▸ **Material**
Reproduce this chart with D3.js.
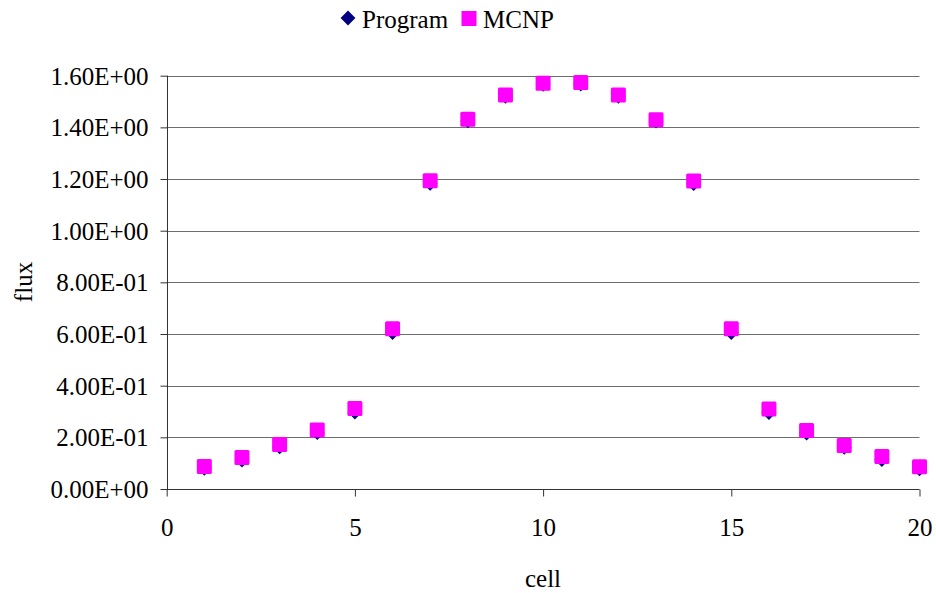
<!DOCTYPE html>
<html>
<head>
<meta charset="utf-8">
<script src="https://cdn.jsdelivr.net/npm/d3@7"></script>
<style>
  html, body { margin: 0; padding: 0; background: #fff; }
  svg { display: block; }
  text { font-family: "Liberation Serif", "Times New Roman", serif; fill: #000; }
</style>
</head>
<body>
<svg id="chart" width="936" height="593"></svg>
<script>
const cells = [1,2,3,4,5,6,7,8,9,10,11,12,13,14,15,16,17,18,19,20];
const programFlux = [0.080, 0.112, 0.163, 0.218, 0.298, 0.606, 1.183, 1.425, 1.520, 1.567,
                     1.568, 1.520, 1.424, 1.182, 0.606, 0.296, 0.216, 0.161, 0.114, 0.078];
const mcnpFlux = [0.087, 0.122, 0.172, 0.228, 0.312, 0.620, 1.193, 1.431, 1.525, 1.571,
                  1.574, 1.525, 1.429, 1.192, 0.620, 0.310, 0.226, 0.168, 0.126, 0.086];
const xTicks = [0, 5, 10, 15, 20];
const yTicks = [0, 0.2, 0.4, 0.6, 0.8, 1.0, 1.2, 1.4, 1.6];
const seriesNames = ["Program", "MCNP"];
const seriesColors = ["#000080", "#FF00FF"];

const svg = d3.select("#chart");
const pL = 166.7, pR = 919.5, pT = 75.7, pB = 489;
const x = d3.scaleLinear().domain([0, 20]).range([pL, pR]);
const y = d3.scaleLinear().domain([0, 1.6]).range([pB, pT]);

function fmtE(v) {
  let s = v.toExponential(2).toUpperCase();
  let m = s.match(/^(-?[\d.]+)E([+-])(\d+)$/);
  return m[1] + "E" + m[2] + m[3].padStart(2, "0");
}

// gridlines
svg.append("g").selectAll("line")
  .data(yTicks.filter(d => d > 0))
  .join("line")
  .attr("x1", pL).attr("x2", pR)
  .attr("y1", d => Math.round(y(d)) + 0.5).attr("y2", d => Math.round(y(d)) + 0.5)
  .attr("stroke", "#6e6e6e").attr("stroke-width", 1);

// y axis
const yAxis = d3.axisLeft(y).tickValues(yTicks).tickSize(7).tickPadding(12).tickFormat(fmtE);
const gy = svg.append("g").attr("transform", `translate(${Math.round(pL) + 0.5},0)`).call(yAxis);
gy.select(".domain").attr("stroke", "#333").attr("d", `M0,${pT}V${pB}`);
gy.selectAll(".tick line").attr("stroke", "#333");
gy.selectAll(".tick text").style("font-family", "Liberation Serif, serif").style("font-size", "25px")
  .attr("dy", "0.34em");

// x axis
const xAxis = d3.axisBottom(x).tickValues(xTicks).tickSize(7).tickPadding(22).tickFormat(d3.format("d"));
const gx = svg.append("g").attr("transform", `translate(0,${Math.round(pB) + 0.5})`).call(xAxis);
gx.select(".domain").attr("stroke", "#333").attr("d", `M${pL},0H${pR}`);
gx.selectAll(".tick line").attr("stroke", "#333");
gx.selectAll(".tick text").style("font-family", "Liberation Serif, serif").style("font-size", "25px");

// axis titles
svg.append("text").attr("x", 543).attr("y", 587).attr("text-anchor", "middle")
  .style("font-size", "25px").text("cell");
svg.append("text").attr("transform", "translate(32,282) rotate(-90)").attr("text-anchor", "middle")
  .style("font-size", "25px").text("flux");

// Program diamonds
const diamond = d3.symbol().type(d3.symbolSquare).size(110);
svg.append("g").selectAll("path")
  .data(cells.map((c, i) => [c, programFlux[i]]))
  .join("path")
  .attr("d", diamond)
  .attr("transform", d => `translate(${x(d[0])},${y(d[1])}) rotate(45)`)
  .attr("fill", seriesColors[0]);

// MCNP squares
const sq = 15;
svg.append("g").selectAll("rect")
  .data(cells.map((c, i) => [c, mcnpFlux[i]]))
  .join("rect")
  .attr("x", d => x(d[0]) - sq / 2).attr("y", d => y(d[1]) - sq / 2)
  .attr("width", sq).attr("height", sq).attr("rx", 1.5)
  .attr("fill", seriesColors[1]);

// legend
const lg = svg.append("g");
lg.append("path").attr("d", d3.symbol().type(d3.symbolSquare).size(110)())
  .attr("transform", "translate(348,18) rotate(45)").attr("fill", seriesColors[0]);
lg.append("text").attr("x", 362).attr("y", 28).style("font-size", "25px").text(seriesNames[0]);
lg.append("rect").attr("x", 461.5).attr("y", 11).attr("width", 15).attr("height", 15)
  .attr("fill", seriesColors[1]);
lg.append("text").attr("x", 483).attr("y", 28).style("font-size", "25px").text(seriesNames[1]);
</script>
</body>
</html>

▸ **Work to be completed**
Indicate how many lines of the material include the word "chart"; the number alone is required.

▸ **Exercise result**
3